Essa dicotomia levantou outra vez a antiga discussão sobre qual seria a música verdadeiramente popular no Brasil – e não apenas isso, mas sobre o valor artístico da música sertaneja – um dos gêneros musicais mais populares no País, com ressonância em todo o território nacional, do qual Cristiano Araújo era representante, especificamente, da vertente mais jovem desta tradição, a “universitária”.
O que se viu na maioria das discussões entre fãs e “detratores” após a morte do cantor pode ser resumido, grosso modo, como passionalidade de um lado e preconceitos do outro. Coincidentemente, foi com os ânimos de ambas as partes ainda esfriando que chegava às livrarias o livro Cowboys do asfalto, de Gustavo Alonso (leia entrevista).
Tivesse sido lançado há mais tempo, a publicação teria aumentado o nível do debate.
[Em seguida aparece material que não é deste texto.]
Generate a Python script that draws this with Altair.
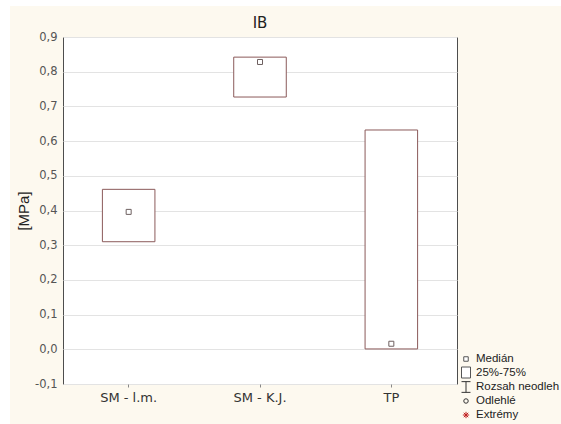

Ao longo de mais de 550 páginas (100 delas apenas de notas e citações biográficas), Alonso – doutor em História pela Universidade Federal Fluminense e autor de Simonal – Quem não tem swing acorda com a boca cheia de formiga – se debruça em cima da trajetória da música sertaneja, desde a origem caipira no interior do Brasil até o sucesso internacional no novo milênio via Michel Teló.
Com base em rica pesquisa e dezenas de entrevistas, o livro ajuda a desmistificar uma série de ideias pré-concebidas e sacralizadas ao longo do tempo a respeito da música sertaneja, como, por exemplo, de que o gênero musical seria mero fruto da indústria cultural.
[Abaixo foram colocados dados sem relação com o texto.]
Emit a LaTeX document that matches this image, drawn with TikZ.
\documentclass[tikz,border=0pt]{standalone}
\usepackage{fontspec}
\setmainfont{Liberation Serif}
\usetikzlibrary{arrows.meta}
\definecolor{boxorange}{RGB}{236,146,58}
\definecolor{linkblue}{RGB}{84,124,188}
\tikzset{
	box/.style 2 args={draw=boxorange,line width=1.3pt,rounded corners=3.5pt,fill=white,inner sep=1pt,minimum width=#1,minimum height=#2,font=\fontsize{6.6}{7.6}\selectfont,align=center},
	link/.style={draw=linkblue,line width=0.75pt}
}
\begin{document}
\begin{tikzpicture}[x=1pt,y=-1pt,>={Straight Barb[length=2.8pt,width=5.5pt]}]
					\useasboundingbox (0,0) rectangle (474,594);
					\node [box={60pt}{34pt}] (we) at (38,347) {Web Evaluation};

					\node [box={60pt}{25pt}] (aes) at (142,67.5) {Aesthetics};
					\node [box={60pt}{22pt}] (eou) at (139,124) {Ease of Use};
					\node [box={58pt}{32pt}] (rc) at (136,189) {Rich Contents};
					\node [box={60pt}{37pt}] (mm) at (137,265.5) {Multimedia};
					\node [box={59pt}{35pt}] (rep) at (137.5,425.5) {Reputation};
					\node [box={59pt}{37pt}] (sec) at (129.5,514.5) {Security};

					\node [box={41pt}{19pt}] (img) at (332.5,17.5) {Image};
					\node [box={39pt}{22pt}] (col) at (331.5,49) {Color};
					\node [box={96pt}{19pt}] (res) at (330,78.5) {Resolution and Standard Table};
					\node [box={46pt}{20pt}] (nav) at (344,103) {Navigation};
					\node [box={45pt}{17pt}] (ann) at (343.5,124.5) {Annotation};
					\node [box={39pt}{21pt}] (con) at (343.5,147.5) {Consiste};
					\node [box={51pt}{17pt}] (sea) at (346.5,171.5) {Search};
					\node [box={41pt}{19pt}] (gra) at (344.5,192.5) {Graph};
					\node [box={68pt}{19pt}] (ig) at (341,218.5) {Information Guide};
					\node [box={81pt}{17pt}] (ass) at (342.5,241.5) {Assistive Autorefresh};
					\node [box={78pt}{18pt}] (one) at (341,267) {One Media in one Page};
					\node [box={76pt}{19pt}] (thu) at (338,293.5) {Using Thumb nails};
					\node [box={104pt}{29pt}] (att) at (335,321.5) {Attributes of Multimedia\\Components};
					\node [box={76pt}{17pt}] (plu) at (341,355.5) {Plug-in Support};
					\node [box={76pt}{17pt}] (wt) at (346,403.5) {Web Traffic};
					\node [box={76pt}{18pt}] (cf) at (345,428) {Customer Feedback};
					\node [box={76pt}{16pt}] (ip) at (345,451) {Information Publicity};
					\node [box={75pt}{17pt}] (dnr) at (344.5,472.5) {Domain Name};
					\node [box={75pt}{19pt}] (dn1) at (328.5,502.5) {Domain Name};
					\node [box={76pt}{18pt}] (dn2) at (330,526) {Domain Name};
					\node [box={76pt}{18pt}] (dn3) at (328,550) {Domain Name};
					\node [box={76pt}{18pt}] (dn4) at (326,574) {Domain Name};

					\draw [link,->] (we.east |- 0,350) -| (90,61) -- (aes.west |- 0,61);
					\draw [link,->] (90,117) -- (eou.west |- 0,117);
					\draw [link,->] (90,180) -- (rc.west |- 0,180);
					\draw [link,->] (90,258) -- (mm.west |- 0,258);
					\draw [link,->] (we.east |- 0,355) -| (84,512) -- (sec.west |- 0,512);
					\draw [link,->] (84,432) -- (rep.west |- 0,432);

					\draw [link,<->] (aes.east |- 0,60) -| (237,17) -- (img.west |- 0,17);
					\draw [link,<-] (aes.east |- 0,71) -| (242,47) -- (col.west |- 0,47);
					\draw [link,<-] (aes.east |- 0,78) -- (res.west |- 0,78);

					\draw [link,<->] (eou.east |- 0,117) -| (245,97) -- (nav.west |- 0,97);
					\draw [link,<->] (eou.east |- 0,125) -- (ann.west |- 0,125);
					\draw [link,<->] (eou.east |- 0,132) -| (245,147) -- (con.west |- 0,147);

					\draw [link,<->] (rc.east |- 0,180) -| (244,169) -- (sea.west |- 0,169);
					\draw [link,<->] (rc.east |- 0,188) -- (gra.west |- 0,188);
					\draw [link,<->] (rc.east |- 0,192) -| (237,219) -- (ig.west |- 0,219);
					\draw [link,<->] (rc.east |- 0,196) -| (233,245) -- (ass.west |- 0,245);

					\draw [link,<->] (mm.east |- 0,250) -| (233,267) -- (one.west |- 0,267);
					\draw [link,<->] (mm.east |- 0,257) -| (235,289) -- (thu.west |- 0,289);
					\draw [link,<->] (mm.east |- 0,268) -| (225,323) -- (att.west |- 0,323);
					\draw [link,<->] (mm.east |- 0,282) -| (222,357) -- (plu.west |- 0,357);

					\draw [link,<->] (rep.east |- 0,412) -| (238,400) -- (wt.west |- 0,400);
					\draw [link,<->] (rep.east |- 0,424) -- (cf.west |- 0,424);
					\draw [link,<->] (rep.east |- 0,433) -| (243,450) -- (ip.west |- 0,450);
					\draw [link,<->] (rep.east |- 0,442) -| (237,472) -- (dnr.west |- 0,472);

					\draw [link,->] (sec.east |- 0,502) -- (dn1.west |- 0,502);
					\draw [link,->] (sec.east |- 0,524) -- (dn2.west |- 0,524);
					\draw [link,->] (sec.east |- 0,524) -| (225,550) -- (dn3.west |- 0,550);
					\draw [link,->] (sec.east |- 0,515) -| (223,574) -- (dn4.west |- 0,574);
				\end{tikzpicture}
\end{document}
Aliás, antes de alcançar o auge de vendas de discos, no começo dos anos 1990, a música sertaneja trilhou caminho próprio, independente dos grupos de comunicação do eixo Rio de Janeiro-São Paulo, da validação da crítica cultural (que, via de regra, a tratou com desdém), da intelligentsia (que pouco a estudou na academia) e dos defensores da pureza da música caipira (que a tinha como deformadora de uma tradição).
O autor conta como, tal qual a Tropicália, o gênero musical fez a absorção de ritmos estrangeiros como o rock americano e inglês (herança da jovem guarda), a guarânia paraguaia, a rancheira mexicana e o chamamé argentino, produzindo a hibridização responsável por sua modernização nos anos 1960 e 1970.
Mostra como não apenas os sertanejos, mas muitos representantes da MPB, tinham visão ufanista do Brasil e apoiaram o governo militar – no caso dos sertanejos, por conta de, entre outros motivos, programas sociais voltados ao campo, como ProRural e Funrural; por que a música sertaneja acabou associada à era Collor; e como uma música de protesto de Dalvan, da dupla com Duduca, ajudou Luiz Inácio Lula da Silva a se eleger deputado em 1986.
Em resumo, Cowboys do Asfalto mostra como o sucesso da música sertaneja não foi por acaso e por que ela é um produto cultural brasileiro tão legítimo quanto o samba, a bossa nova, a MPB e o rock brasileiro. O livro é leitura essencial para quem se propõe a entender a pluralidade da cultura brasileira e é, desde já, uma referência obrigatória no estudo da área (e não apenas da música sertaneja).